Happiness is everywhere but still in short supply.

I will never join in a chorus, especially the one that has a conductor.

I would rather be seen from below by the public; that way they will never realize I am bald.

(English translations by Feng Tong)

More Aphorisms by Marty Rubin

Marty Rubin is back with some characteristically poignant, Zen-inflected aphorisms. I’ve blogged about Marty’s aphorisms before (click here to read that post) and for more of Marty’s musings, check out his blog: Out Of Context: Pieces of a Life.

No one can think clearly who thinks only with their head.

The moon is always full, though you can’t always see it.

Rain or shine, the cicadas find something to sing about.

When you win an argument, what do you win?

The world makes sense to those who don’t try to make sense of it.

Not trying makes everything easy.

Aphorisms by Christopher Phelps

Christopher Phelps describes himself as “a fledgling poet,” but in these aphorisms he is certainly in full flight. These sayings, which Phelps calls epigrams, play off stock phrases as they slyly subvert and elevate contemporary bumper sticker mentality. “Occasionally in my work I notice that an epigram says more than a longer, more landscaped poem would,” he writes—and he’s right. Enough said.

Is necessity a single mom, or does invention have a dad?

Tides aside, it is also the tears of the boaters that raise their boats.

A poem is, if divinely inspired, humanly proportioned. A poem is spirit and letter sitting together in talks. A poem is graven imagination. A poem is sacrilegible.

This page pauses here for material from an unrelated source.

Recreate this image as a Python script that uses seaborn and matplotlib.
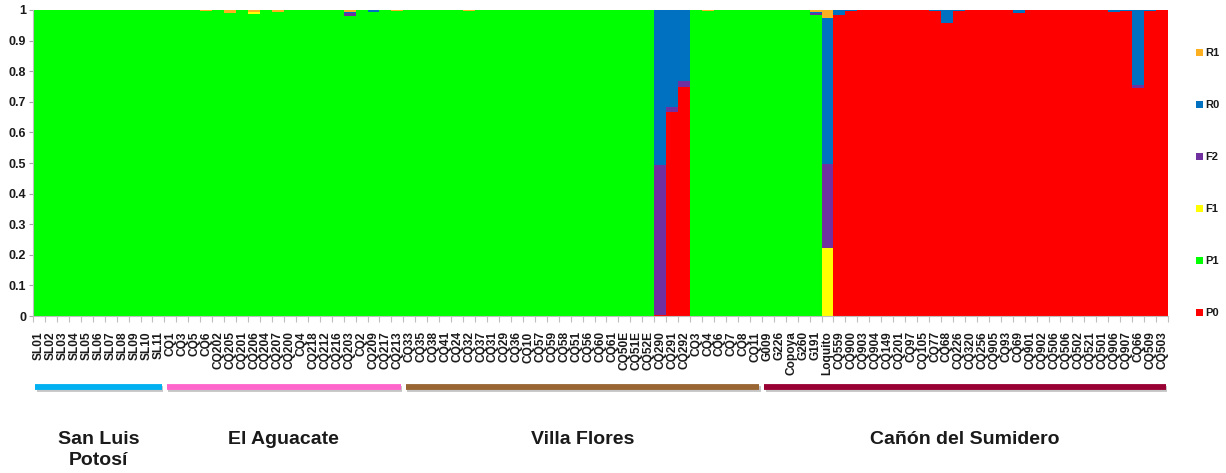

In a world of paraphrase—a slope that slips from one end to its opposite—a poem is what remains of the exact quotation.

Outside the box there is a glut of slain dragon, pushing down the price of dragon meat for the rest of us.

“Don’t believe everything you think” is a paraphrase of Aristotle. Bumper stickers: check and source yourselves.

To paraphrase Simone Weil, we all partake of the same hell, but hell pretends we suffer separately. That’s hell’s lie.

To the soul? I don’t know. But our eyes are windows. For the glass to glow, you have to wash the words out.